For the active component, we proposed a Gaussian-based length–tension model constructed as a least-squares approximation of an ideal characteristic function over the optimal length interval. The resulting sum of Gaussians yields a smooth bell-shaped curve with a flat plateau over the optimal length range and smooth decay at very short and very long lengths. Closed-form expressions for the relevant integrals enable efficient parameter identification and make the model more robust to sparse or noisy experimental data than high-degree polynomial fits, while remaining compact and analytic. The dependence of active tension on contraction velocity was captured by a simple piecewise analytic relation that is symmetric around the isometric point. With a small number of interpretable parameters (isometric tension, maximum concentric velocity, a shape exponent, and a derived scaling factor), this model reproduces the key qualitative features of the classical concentric and eccentric branches of the tension–velocity curve.

These ingredients were then combined into a unified total tension model in which the active component is expressed as a product of activation level, a normalized length-dependent factor, and a normalized velocity-dependent factor, all scaled by a single reference isometric tension.
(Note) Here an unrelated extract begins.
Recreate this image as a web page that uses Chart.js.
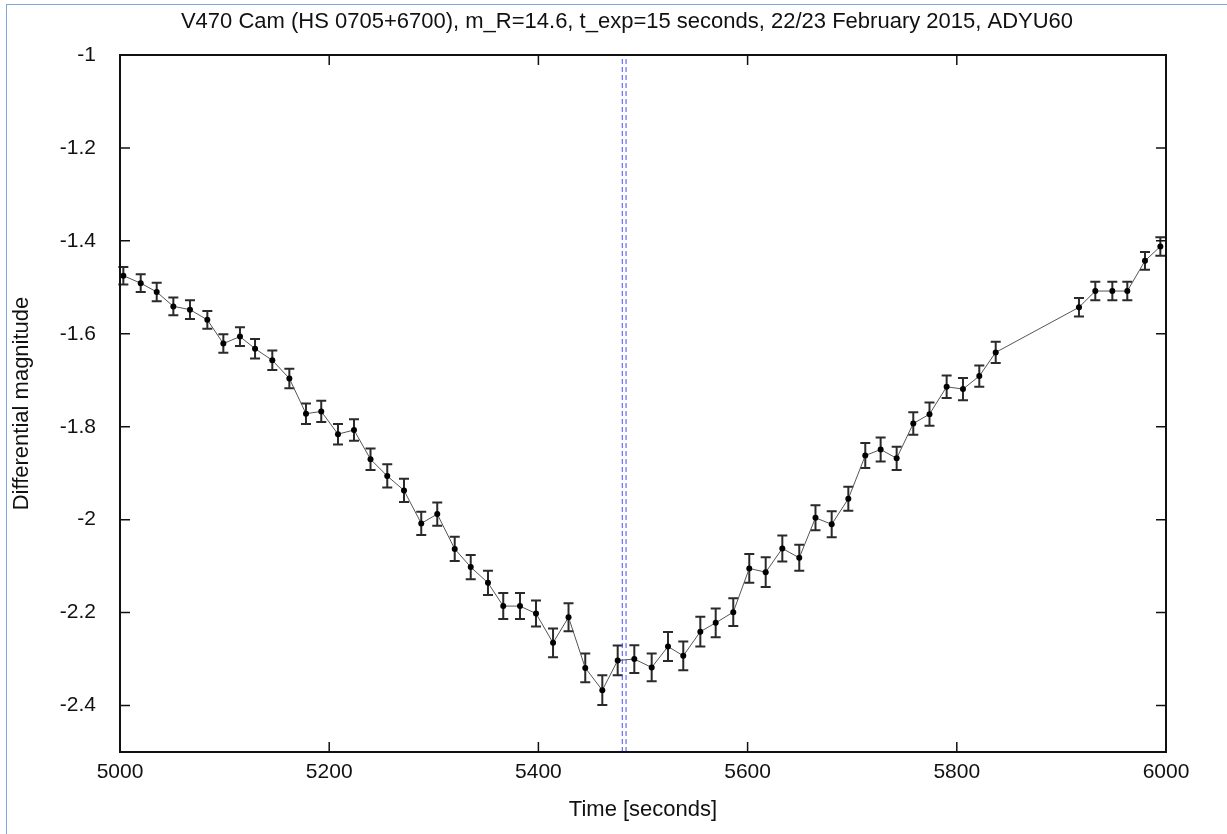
<!DOCTYPE html>
<html>
<head>
<meta charset="utf-8">
<script src="https://cdn.jsdelivr.net/npm/chart.js@4.4.1/dist/chart.umd.min.js"></script>
<style>
  html, body { margin: 0; padding: 0; background: #fff; }
  #wrap { position: relative; width: 1227px; height: 834px; }
  #frame { position: absolute; left: 6px; top: 4px; right: 0; bottom: 0;
           border-left: 1px solid #7ea6d8; border-top: 1px solid #7ea6d8; pointer-events: none; }
</style>
</head>
<body>
<div id="wrap">
  <canvas id="chart" width="1227" height="834"></canvas>
  <div id="frame"></div>
</div>
<script>
const titleText = 'V470 Cam (HS 0705+6700), m_R=14.6, t_exp=15 seconds, 22/23 February 2015, ADYU60';

const times = [
    5003.2, 5019.8, 5035.1, 5051.0, 5066.9, 5083.5, 5098.8, 5114.7, 5129.1, 5145.6,
    5161.9, 5177.8, 5192.4, 5208.4, 5223.7, 5239.5, 5255.5, 5271.5, 5288.0, 5303.3,
    5320.0, 5335.3, 5351.8, 5366.4, 5382.4, 5397.7, 5414.0, 5428.8, 5444.8, 5461.1,
    5475.8, 5491.7, 5508.3, 5523.9, 5538.5, 5554.8, 5569.5, 5586.3, 5601.6, 5617.3,
    5633.2, 5649.4, 5664.9, 5680.4, 5696.3, 5712.5, 5727.2, 5742.5, 5758.4, 5773.9,
    5790.3, 5805.9, 5821.5, 5837.2, 5916.8, 5932.4, 5948.7, 5963.0, 5979.9, 5994.6
];

const magnitudes = [
    -1.475, -1.491, -1.510, -1.541, -1.548, -1.570, -1.621, -1.606, -1.632, -1.657,
    -1.696, -1.772, -1.767, -1.816, -1.807, -1.870, -1.906, -1.937, -2.008, -1.988,
    -2.063, -2.102, -2.136, -2.186, -2.186, -2.202, -2.265, -2.210, -2.319, -2.367,
    -2.303, -2.300, -2.318, -2.273, -2.293, -2.241, -2.222, -2.199, -2.105, -2.113,
    -2.062, -2.082, -1.996, -2.010, -1.955, -1.862, -1.849, -1.868, -1.793, -1.773,
    -1.714, -1.719, -1.691, -1.640, -1.543, -1.508, -1.508, -1.508, -1.443, -1.412
];

const errors = [
    0.019, 0.019, 0.020, 0.019, 0.020, 0.019, 0.020, 0.020, 0.021, 0.021,
    0.021, 0.022, 0.023, 0.022, 0.023, 0.023, 0.025, 0.025, 0.025, 0.025,
    0.026, 0.026, 0.026, 0.028, 0.028, 0.028, 0.031, 0.030, 0.031, 0.032,
    0.032, 0.030, 0.030, 0.031, 0.031, 0.032, 0.031, 0.030, 0.031, 0.032,
    0.028, 0.028, 0.027, 0.028, 0.026, 0.027, 0.026, 0.025, 0.024, 0.025,
    0.024, 0.024, 0.023, 0.023, 0.020, 0.020, 0.020, 0.020, 0.019, 0.020
];

// predicted mid-eclipse window (dashed blue lines)
const eclipseLines = [5480.2, 5483.8];

const xTicks = [5000, 5200, 5400, 5600, 5800, 6000];
const yTicks = [-1, -1.2, -1.4, -1.6, -1.8, -2, -2.2, -2.4];

const FONT = '"Liberation Sans", Arial, Helvetica, sans-serif';

var pointData = [];
times.forEach((t, i) => {
    pointData.push({ x: t, y: magnitudes[i] });
});

var datasets = [{
    label: 'V470 Cam',
    data: pointData,
    borderColor: '#555',
    borderWidth: 1,
    pointRadius: 3,
    pointBackgroundColor: '#000',
    pointBorderColor: '#000',
    pointBorderWidth: 0,
    showLine: true,
    order: 1
}];
eclipseLines.forEach(t => {
    datasets.push({
        label: 'eclipse',
        data: [{ x: t, y: -2.5 }, { x: t, y: -1 }],
        borderColor: '#4a4aff',
        borderWidth: 1,
        borderDash: [5, 3],
        pointRadius: 0,
        showLine: true,
        order: 2
    });
});

const plotDecor = {
    id: 'plotDecor',
    beforeDatasetsDraw(chart) {
        const ctx = chart.ctx;
        const xs = chart.scales.x, ys = chart.scales.y;
        ctx.save();
        ctx.strokeStyle = '#2a2a2a';
        ctx.lineWidth = 2;
        times.forEach((t, i) => {
            const px = xs.getPixelForValue(t);
            const top = ys.getPixelForValue(magnitudes[i] + errors[i]);
            const bot = ys.getPixelForValue(magnitudes[i] - errors[i]);
            ctx.beginPath();
            ctx.moveTo(px, top); ctx.lineTo(px, bot);
            ctx.moveTo(px - 5, top); ctx.lineTo(px + 5, top);
            ctx.moveTo(px - 5, bot); ctx.lineTo(px + 5, bot);
            ctx.stroke();
        });
        ctx.restore();
    },
    afterDraw(chart) {
        const ctx = chart.ctx;
        const a = chart.chartArea;
        const xs = chart.scales.x, ys = chart.scales.y;
        ctx.save();
        ctx.strokeStyle = '#111';
        ctx.lineWidth = 1.5;
        ctx.beginPath();
        xTicks.forEach(v => {
            const px = xs.getPixelForValue(v);
            ctx.moveTo(px, a.bottom); ctx.lineTo(px, a.bottom - 10);
            ctx.moveTo(px, a.top); ctx.lineTo(px, a.top + 10);
        });
        yTicks.forEach(v => {
            const py = ys.getPixelForValue(v);
            ctx.moveTo(a.left, py); ctx.lineTo(a.left + 10, py);
            ctx.moveTo(a.right, py); ctx.lineTo(a.right - 10, py);
        });
        ctx.stroke();
        ctx.lineWidth = 2;
        ctx.strokeRect(a.left, a.top, a.right - a.left, a.bottom - a.top);

        ctx.fillStyle = '#111';
        ctx.font = '22px ' + FONT;
        ctx.textAlign = 'center';
        ctx.textBaseline = 'middle';
        ctx.fillText(titleText, 627, 22);
        ctx.restore();
    }
};

const config = {
    type: 'scatter',
    data: { datasets: datasets },
    options: {
        responsive: false,
        animation: false,
        layout: { padding: { top: 55, right: 61, left: 0, bottom: 0 } },
        plugins: {
            legend: { display: false },
            title: { display: false },
            tooltip: { enabled: false }
        },
        scales: {
            x: {
                type: 'linear',
                position: 'bottom',
                min: 5000,
                max: 6000,
                afterFit: s => { s.height = 82; },
                afterBuildTicks: s => { s.ticks = xTicks.map(v => ({ value: v })); },
                grid: { display: false, drawTicks: false },
                border: { display: false },
                ticks: { color: '#111', padding: 8, font: { family: FONT, size: 21 },
                         callback: v => String(v) },
                title: { display: true, text: 'Time [seconds]', color: '#111',
                         padding: { top: 0, bottom: 11 }, font: { family: FONT, size: 22 } }
            },
            y: {
                type: 'linear',
                min: -2.5,
                max: -1,
                afterFit: s => { s.width = 120; },
                afterBuildTicks: s => { s.ticks = yTicks.map(v => ({ value: v })); },
                grid: { display: false, drawTicks: false },
                border: { display: false },
                ticks: { color: '#111', padding: 24, font: { family: FONT, size: 21 },
                         callback: v => String(v) },
                title: { display: true, text: 'Differential magnitude', color: '#111',
                         padding: { top: 9, bottom: 0 }, font: { family: FONT, size: 22 } }
            }
        }
    },
    plugins: [plotDecor]
};

new Chart(document.getElementById('chart'), config);
</script>
</body>
</html>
This multiplicative structure reflects the way sarcomere length and contraction velocity modulate the same underlying cross-bridge mechanism, while the total tension is obtained as the sum of this active contribution and the passive exponential response. The resulting expression provides a compact, smooth, and physiologically interpretable description of the full muscle tension as a function of length, velocity, and activation.

Taken together, the exponential passive model, the Gaussian-based active length–tension model, the analytic tension–velocity relation, and the combined total tension formulation provide a cohesive and flexible framework for representing muscle-like actuators. These smooth, low-dimensional models in closed form are well suited for integration into dynamic models of musculoskeletal systems and soft robotic devices. A comprehensive quantitative validation and benchmarking against experimental datasets and established muscle models was beyond the scope of the present manuscript and was left for future work. Future work will focus on systematic parameter identification from experimental datasets, incorporation of activation dynamics and history effects, and coupling with continuum-mechanics-based models for control and motion-planning applications in soft robotics.